Q: How Many Americans Do Just 10 Coal Mines Kill? A: A Lot. (Infographic)

Coal trains in Wyoming. Photo: KimonBerlin via Flickr/CC BY 2.0

Wyoming's Powder River Basin is home to 10 of the nation's largest coal mines. That coal is shipped across the country and then shoveled into some of our biggest, dirtiest power plants. Together, they generate 40% of the nation's electricity—and the pollution that spews forth as the coal is burned kills thousands of people every year. To get an uncomfortably precise idea of where it's having the most devastating impact, just look over this infographic from High Country News: (here's the full-size version)

High Country News/Promo image

Emissions from coal plants, especially those blasted from the creaky, half century-old giants that skirt regulations mandated by the Clean Air Act, cause asthma, respiratory illness, lung disease, and cancer.

And remember, this graphic only demonstrates the impact of coal-fired emissions from one group of mines. And just look how dramatically it blankets Appalachia and the rust belt in particulate-ridden coaly air. Appalachia has its own share of coal mines too, of course—many of which result in topless mountains. So this is really just about half of coal's deadly impact, all of which stems from one grouping of mines.
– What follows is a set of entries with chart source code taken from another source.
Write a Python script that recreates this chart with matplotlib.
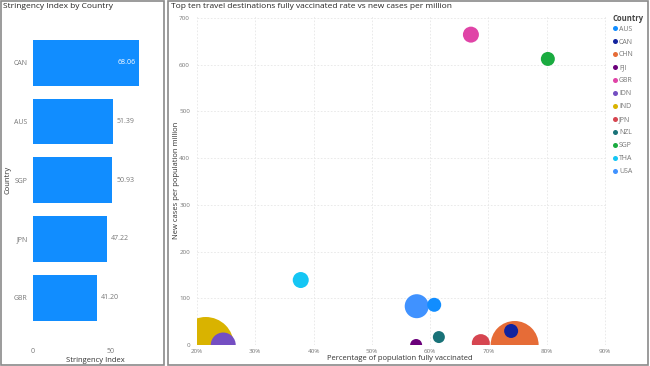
import matplotlib.pyplot as plt
from matplotlib.patches import Rectangle
from matplotlib.lines import Line2D

plt.rcParams['font.family'] = ['Open Sans', 'DejaVu Sans']

# Stringency index bar chart
bar_countries = ['CAN', 'AUS', 'SGP', 'JPN', 'GBR']
stringency = [68.06, 51.39, 50.93, 47.22, 41.20]

# Scatter: vaccination rate vs new cases per million
countries = ['AUS', 'CAN', 'CHN', 'FJI', 'GBR', 'IDN', 'IND', 'JPN', 'NZL', 'SGP', 'THA', 'USA']
vaccinated = [0.607, 0.739, 0.745, 0.576, 0.670, 0.245, 0.215, 0.687, 0.615, 0.802, 0.378, 0.577]
new_cases = [86, 30, 0, 0, 664, 0, 0, 4, 17, 612, 139, 83]
bubble_metric = [49, 49, 576, 36, 64, 156, 784, 81, 36, 49, 64, 144]

colors = ['#118DFF', '#12239E', '#E66C37', '#6B007B', '#E044A7', '#744EC2',
          '#D9B300', '#D64550', '#197278', '#1AAB40', '#15C6F4', '#4092FF']

W, H = 650, 366
fig = plt.figure(figsize=(6.5, 3.66), dpi=100)

# panel borders
for x0, x1 in [(1, 164), (168, 648)]:
    fig.patches.append(Rectangle((x0 / W, 1 / H), (x1 - x0) / W, 364 / H,
                                 transform=fig.transFigure, fill=False,
                                 edgecolor='#8a8a8a', linewidth=1.2))

tick_color = '#777777'
label_color = '#333333'

# ---- left bar chart ----
ax1 = fig.add_axes([33 / W, 1 - 327 / H, 112 / W, 293.5 / H])
ypos = list(range(len(bar_countries)))
ax1.barh(ypos, stringency, height=0.78, color='#118DFF')
ax1.set_ylim(4.5, -0.5)
ax1.set_xlim(0, 71.8)
ax1.set_yticks(ypos)
ax1.set_yticklabels(bar_countries)
ax1.set_xticks([0, 50])
ax1.tick_params(axis='both', length=0, labelsize=5, colors=tick_color)
ax1.tick_params(axis='x', pad=15)
ax1.tick_params(axis='y', pad=4)
for s in ax1.spines.values():
    s.set_visible(False)
for i, v in enumerate(stringency):
    if i == 0:
        ax1.text(v - 2.5, i, f'{v:.2f}', color='white', fontsize=5,
                 ha='right', va='center')
    else:
        ax1.text(v + 2.5, i, f'{v:.2f}', color=tick_color, fontsize=5,
                 ha='left', va='center')
fig.text(95 / W, 1 - 360 / H, 'Stringency Index', fontsize=5.5,
         color=label_color, ha='center', va='center')
fig.text(8 / W, 1 - 180 / H, 'Country', fontsize=5.5, color=label_color,
         rotation=90, ha='center', va='center')
fig.text(3 / W, 1 - 6 / H, 'Stringency Index by Country', fontsize=6,
         color='#252423', ha='left', va='center')

# ---- right scatter ----
ax2 = fig.add_axes([197 / W, 21 / H, 410 / W, 330 / H])
order = sorted(range(len(countries)), key=lambda i: -bubble_metric[i])
ax2.scatter([vaccinated[i] for i in order], [new_cases[i] for i in order],
            s=[(1.44 * bubble_metric[i] ** 0.5) ** 2 for i in order],
            c=[colors[i] for i in order], linewidths=0, zorder=3, clip_on=True)
ax2.set_xlim(0.2, 0.9035)
ax2.set_ylim(0, 706)
ax2.set_xticks([0.2, 0.3, 0.4, 0.5, 0.6, 0.7, 0.8, 0.9])
ax2.set_xticklabels([f'{int(round(t * 100))}%' for t in ax2.get_xticks()])
ax2.set_yticks(range(0, 800, 100))
ax2.tick_params(axis='both', length=0, labelsize=4.5, colors=tick_color)
ax2.tick_params(axis='x', pad=3)
ax2.tick_params(axis='y', pad=5)
ax2.grid(True, color='#e6e6e6', linestyle=(0, (2, 2)), linewidth=0.6, zorder=0)
for s in ax2.spines.values():
    s.set_visible(False)
fig.text(400 / W, 1 - 359 / H, 'Percentage of population fully vaccinated',
         fontsize=5.5, color=label_color, ha='center', va='center')
fig.text(177 / W, 1 - 180 / H, 'New cases per population million', fontsize=5.5,
         color=label_color, rotation=90, ha='center', va='center')
fig.text(171 / W, 1 - 6 / H,
         'Top ten travel destinations fully vaccinated rate vs new cases per million',
         fontsize=6, color='#252423', ha='left', va='center')

handles = [Line2D([], [], marker='o', linestyle='none', markersize=3.6,
                  markerfacecolor=c, markeredgewidth=0) for c in colors]
leg = fig.legend(handles, countries, title='Country', loc='upper left',
                 bbox_to_anchor=(609 / W, 1 - 11 / H), frameon=False,
                 fontsize=5, title_fontsize=5.5, handlelength=0.8,
                 handletextpad=0.15, labelspacing=0.86, borderpad=0)
leg.get_title().set_fontweight('bold')
leg.get_title().set_color('#444444')
leg._legend_box.align = 'left'
leg._legend_box.sep = 1.5
for t in leg.get_texts():
    t.set_color(tick_color)

fig.savefig('out.png', dpi=100)
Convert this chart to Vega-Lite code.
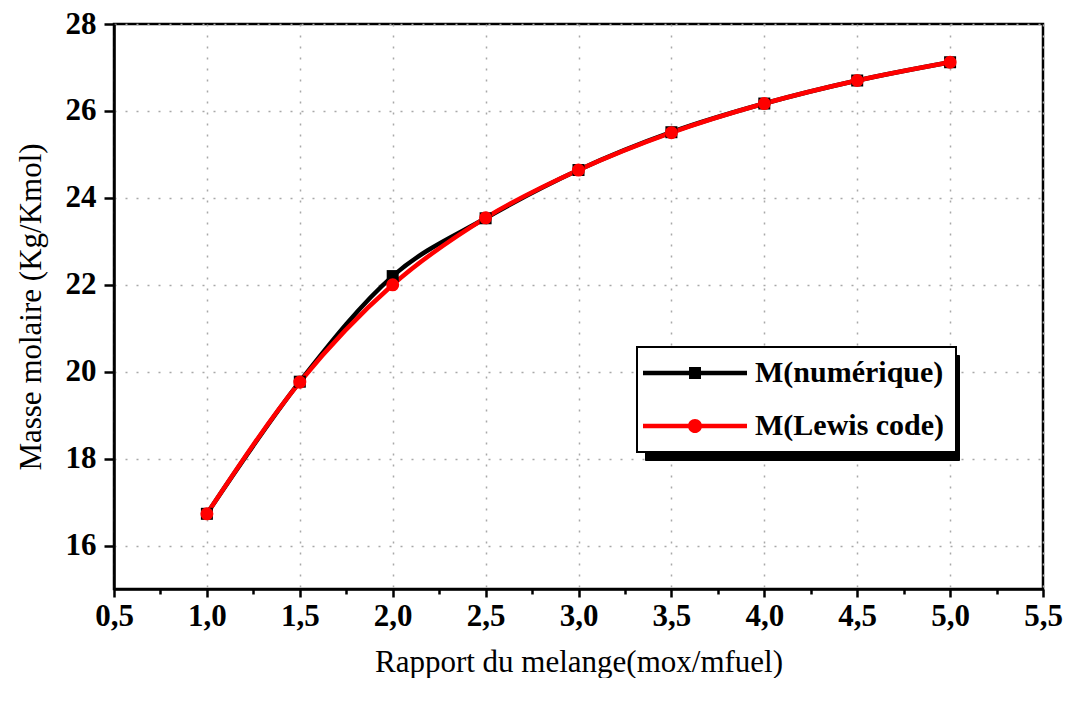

On top of all that, Climate Progress's Stephen Lacey notes that Powder River Basin coal is responsible for 14% of the nation's greenhouse gas emissions.

But the visual is what's important here. More folks need to know that they're breathing in polluted air, even if they live 100 miles away from a coal plant, and this message really needs to sink in: If you live in one of those dark red areas, coal might actually kill you.